> EXERCISE BRIEF:
Repeat each entry as written and leave the images out of the copy.

——

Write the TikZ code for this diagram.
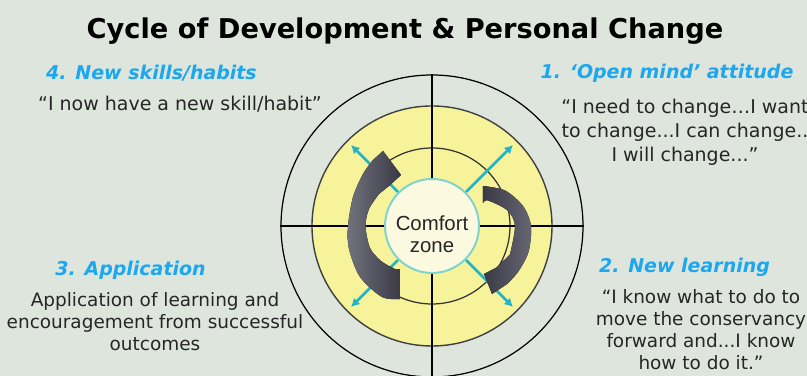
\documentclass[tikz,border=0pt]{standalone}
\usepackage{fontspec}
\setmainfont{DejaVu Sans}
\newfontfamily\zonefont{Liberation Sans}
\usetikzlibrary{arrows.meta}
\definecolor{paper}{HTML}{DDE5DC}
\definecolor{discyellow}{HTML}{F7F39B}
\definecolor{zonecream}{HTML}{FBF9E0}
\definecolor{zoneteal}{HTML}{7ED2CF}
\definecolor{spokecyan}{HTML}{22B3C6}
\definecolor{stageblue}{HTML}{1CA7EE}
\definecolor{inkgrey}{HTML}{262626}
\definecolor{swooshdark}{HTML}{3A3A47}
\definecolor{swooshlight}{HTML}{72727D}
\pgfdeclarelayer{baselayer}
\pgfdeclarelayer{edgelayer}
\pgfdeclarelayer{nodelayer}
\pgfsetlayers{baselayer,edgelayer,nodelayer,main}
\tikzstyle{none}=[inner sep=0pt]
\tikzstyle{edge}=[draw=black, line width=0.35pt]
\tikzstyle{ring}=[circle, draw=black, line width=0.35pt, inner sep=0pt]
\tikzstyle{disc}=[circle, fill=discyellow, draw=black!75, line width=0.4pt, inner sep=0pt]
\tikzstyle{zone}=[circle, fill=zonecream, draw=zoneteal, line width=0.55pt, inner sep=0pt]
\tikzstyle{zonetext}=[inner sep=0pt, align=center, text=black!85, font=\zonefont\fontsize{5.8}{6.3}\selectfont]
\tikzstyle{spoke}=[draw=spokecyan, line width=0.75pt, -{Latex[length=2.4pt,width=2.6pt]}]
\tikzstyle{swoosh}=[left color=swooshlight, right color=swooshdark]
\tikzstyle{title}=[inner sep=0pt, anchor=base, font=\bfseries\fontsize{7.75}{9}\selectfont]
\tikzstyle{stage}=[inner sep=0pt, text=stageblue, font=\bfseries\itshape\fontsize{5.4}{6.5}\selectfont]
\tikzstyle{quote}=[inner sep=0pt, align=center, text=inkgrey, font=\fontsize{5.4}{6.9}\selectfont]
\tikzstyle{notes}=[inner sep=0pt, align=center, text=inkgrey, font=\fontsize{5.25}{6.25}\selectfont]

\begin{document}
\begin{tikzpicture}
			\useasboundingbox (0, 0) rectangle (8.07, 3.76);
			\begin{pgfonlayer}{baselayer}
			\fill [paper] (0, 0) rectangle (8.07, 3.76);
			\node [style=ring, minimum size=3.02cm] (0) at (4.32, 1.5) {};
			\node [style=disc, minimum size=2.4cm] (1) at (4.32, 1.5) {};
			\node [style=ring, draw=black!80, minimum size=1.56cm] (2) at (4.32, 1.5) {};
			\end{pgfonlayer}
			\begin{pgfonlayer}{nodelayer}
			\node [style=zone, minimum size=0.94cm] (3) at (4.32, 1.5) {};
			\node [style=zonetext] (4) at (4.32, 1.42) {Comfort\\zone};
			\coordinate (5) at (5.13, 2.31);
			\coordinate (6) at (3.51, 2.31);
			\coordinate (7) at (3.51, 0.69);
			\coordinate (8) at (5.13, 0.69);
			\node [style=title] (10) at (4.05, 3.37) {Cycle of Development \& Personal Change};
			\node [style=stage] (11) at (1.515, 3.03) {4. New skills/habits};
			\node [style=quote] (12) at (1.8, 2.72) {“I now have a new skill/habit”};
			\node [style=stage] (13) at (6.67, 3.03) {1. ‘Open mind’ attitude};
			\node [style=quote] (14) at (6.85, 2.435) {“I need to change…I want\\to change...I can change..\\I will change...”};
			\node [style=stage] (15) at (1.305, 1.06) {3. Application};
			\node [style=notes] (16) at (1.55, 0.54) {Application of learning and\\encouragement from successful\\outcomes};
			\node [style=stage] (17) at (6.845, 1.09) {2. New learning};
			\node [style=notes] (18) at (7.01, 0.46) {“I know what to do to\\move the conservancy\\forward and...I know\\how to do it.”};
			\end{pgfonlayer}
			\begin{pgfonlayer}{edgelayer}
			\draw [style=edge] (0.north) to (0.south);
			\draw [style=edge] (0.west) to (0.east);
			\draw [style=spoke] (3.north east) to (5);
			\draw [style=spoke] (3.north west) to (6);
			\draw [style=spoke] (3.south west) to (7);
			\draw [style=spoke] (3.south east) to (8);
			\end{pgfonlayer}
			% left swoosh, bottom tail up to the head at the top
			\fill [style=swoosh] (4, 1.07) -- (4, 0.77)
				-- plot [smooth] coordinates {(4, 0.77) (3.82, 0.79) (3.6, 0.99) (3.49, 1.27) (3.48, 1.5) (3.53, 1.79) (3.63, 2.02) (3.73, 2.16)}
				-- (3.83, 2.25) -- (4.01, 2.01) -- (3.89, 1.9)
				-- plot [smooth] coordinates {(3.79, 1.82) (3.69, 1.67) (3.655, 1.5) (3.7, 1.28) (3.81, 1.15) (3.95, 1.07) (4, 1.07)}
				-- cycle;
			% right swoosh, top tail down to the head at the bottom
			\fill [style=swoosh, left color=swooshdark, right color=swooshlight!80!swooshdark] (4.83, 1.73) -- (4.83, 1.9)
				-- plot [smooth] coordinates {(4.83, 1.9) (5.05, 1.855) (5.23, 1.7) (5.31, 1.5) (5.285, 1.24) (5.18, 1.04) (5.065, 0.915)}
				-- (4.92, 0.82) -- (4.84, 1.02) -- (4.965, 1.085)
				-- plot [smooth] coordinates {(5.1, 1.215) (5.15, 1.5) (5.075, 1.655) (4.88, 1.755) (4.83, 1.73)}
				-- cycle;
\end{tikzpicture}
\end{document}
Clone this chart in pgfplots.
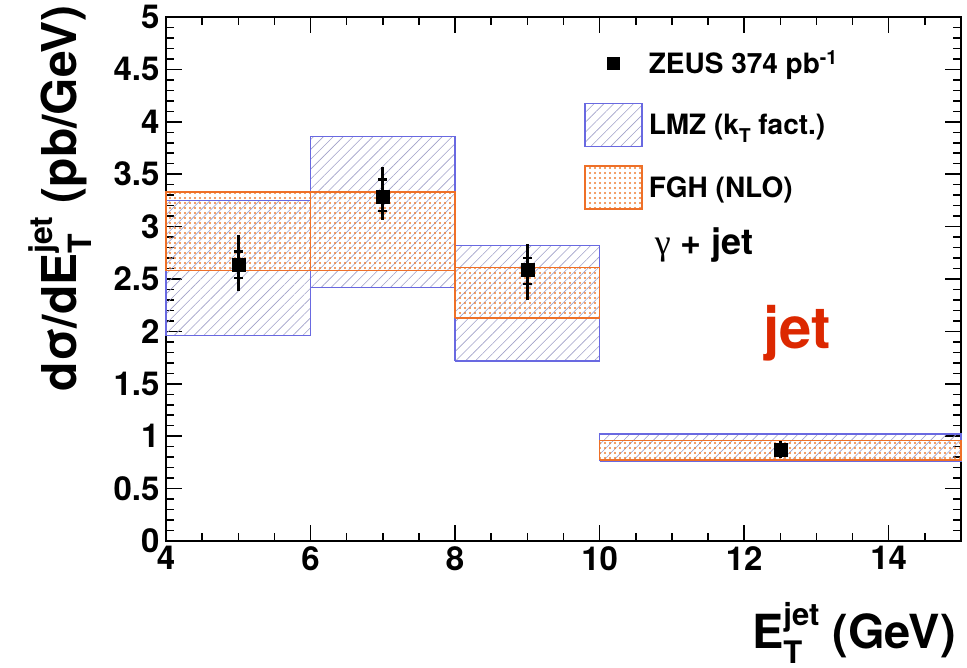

——

> EXERCISE RESPONSE:
Write the TikZ code for this diagram.
\documentclass[tikz,border=0pt]{standalone}
\usepackage{fontspec}
\setmainfont{DejaVu Sans}
\newfontfamily\zonefont{Liberation Sans}
\usetikzlibrary{arrows.meta}
\definecolor{paper}{HTML}{DDE5DC}
\definecolor{discyellow}{HTML}{F7F39B}
\definecolor{zonecream}{HTML}{FBF9E0}
\definecolor{zoneteal}{HTML}{7ED2CF}
\definecolor{spokecyan}{HTML}{22B3C6}
\definecolor{stageblue}{HTML}{1CA7EE}
\definecolor{inkgrey}{HTML}{262626}
\definecolor{swooshdark}{HTML}{3A3A47}
\definecolor{swooshlight}{HTML}{72727D}
\pgfdeclarelayer{baselayer}
\pgfdeclarelayer{edgelayer}
\pgfdeclarelayer{nodelayer}
\pgfsetlayers{baselayer,edgelayer,nodelayer,main}
\tikzstyle{none}=[inner sep=0pt]
\tikzstyle{edge}=[draw=black, line width=0.35pt]
\tikzstyle{ring}=[circle, draw=black, line width=0.35pt, inner sep=0pt]
\tikzstyle{disc}=[circle, fill=discyellow, draw=black!75, line width=0.4pt, inner sep=0pt]
\tikzstyle{zone}=[circle, fill=zonecream, draw=zoneteal, line width=0.55pt, inner sep=0pt]
\tikzstyle{zonetext}=[inner sep=0pt, align=center, text=black!85, font=\zonefont\fontsize{5.8}{6.3}\selectfont]
\tikzstyle{spoke}=[draw=spokecyan, line width=0.75pt, -{Latex[length=2.4pt,width=2.6pt]}]
\tikzstyle{swoosh}=[left color=swooshlight, right color=swooshdark]
\tikzstyle{title}=[inner sep=0pt, anchor=base, font=\bfseries\fontsize{7.75}{9}\selectfont]
\tikzstyle{stage}=[inner sep=0pt, text=stageblue, font=\bfseries\itshape\fontsize{5.4}{6.5}\selectfont]
\tikzstyle{quote}=[inner sep=0pt, align=center, text=inkgrey, font=\fontsize{5.4}{6.9}\selectfont]
\tikzstyle{notes}=[inner sep=0pt, align=center, text=inkgrey, font=\fontsize{5.25}{6.25}\selectfont]

\begin{document}
\begin{tikzpicture}
			\useasboundingbox (0, 0) rectangle (8.07, 3.76);
			\begin{pgfonlayer}{baselayer}
			\fill [paper] (0, 0) rectangle (8.07, 3.76);
			\node [style=ring, minimum size=3.02cm] (0) at (4.32, 1.5) {};
			\node [style=disc, minimum size=2.4cm] (1) at (4.32, 1.5) {};
			\node [style=ring, draw=black!80, minimum size=1.56cm] (2) at (4.32, 1.5) {};
			\end{pgfonlayer}
			\begin{pgfonlayer}{nodelayer}
			\node [style=zone, minimum size=0.94cm] (3) at (4.32, 1.5) {};
			\node [style=zonetext] (4) at (4.32, 1.42) {Comfort\\zone};
			\coordinate (5) at (5.13, 2.31);
			\coordinate (6) at (3.51, 2.31);
			\coordinate (7) at (3.51, 0.69);
			\coordinate (8) at (5.13, 0.69);
			\node [style=title] (10) at (4.05, 3.37) {Cycle of Development \& Personal Change};
			\node [style=stage] (11) at (1.515, 3.03) {4. New skills/habits};
			\node [style=quote] (12) at (1.8, 2.72) {“I now have a new skill/habit”};
			\node [style=stage] (13) at (6.67, 3.03) {1. ‘Open mind’ attitude};
			\node [style=quote] (14) at (6.85, 2.435) {“I need to change…I want\\to change...I can change..\\I will change...”};
			\node [style=stage] (15) at (1.305, 1.06) {3. Application};
			\node [style=notes] (16) at (1.55, 0.54) {Application of learning and\\encouragement from successful\\outcomes};
			\node [style=stage] (17) at (6.845, 1.09) {2. New learning};
			\node [style=notes] (18) at (7.01, 0.46) {“I know what to do to\\move the conservancy\\forward and...I know\\how to do it.”};
			\end{pgfonlayer}
			\begin{pgfonlayer}{edgelayer}
			\draw [style=edge] (0.north) to (0.south);
			\draw [style=edge] (0.west) to (0.east);
			\draw [style=spoke] (3.north east) to (5);
			\draw [style=spoke] (3.north west) to (6);
			\draw [style=spoke] (3.south west) to (7);
			\draw [style=spoke] (3.south east) to (8);
			\end{pgfonlayer}
			% left swoosh, bottom tail up to the head at the top
			\fill [style=swoosh] (4, 1.07) -- (4, 0.77)
				-- plot [smooth] coordinates {(4, 0.77) (3.82, 0.79) (3.6, 0.99) (3.49, 1.27) (3.48, 1.5) (3.53, 1.79) (3.63, 2.02) (3.73, 2.16)}
				-- (3.83, 2.25) -- (4.01, 2.01) -- (3.89, 1.9)
				-- plot [smooth] coordinates {(3.79, 1.82) (3.69, 1.67) (3.655, 1.5) (3.7, 1.28) (3.81, 1.15) (3.95, 1.07) (4, 1.07)}
				-- cycle;
			% right swoosh, top tail down to the head at the bottom
			\fill [style=swoosh, left color=swooshdark, right color=swooshlight!80!swooshdark] (4.83, 1.73) -- (4.83, 1.9)
				-- plot [smooth] coordinates {(4.83, 1.9) (5.05, 1.855) (5.23, 1.7) (5.31, 1.5) (5.285, 1.24) (5.18, 1.04) (5.065, 0.915)}
				-- (4.92, 0.82) -- (4.84, 1.02) -- (4.965, 1.085)
				-- plot [smooth] coordinates {(5.1, 1.215) (5.15, 1.5) (5.075, 1.655) (4.88, 1.755) (4.83, 1.73)}
				-- cycle;
\end{tikzpicture}
\end{document}
Clone this chart in pgfplots.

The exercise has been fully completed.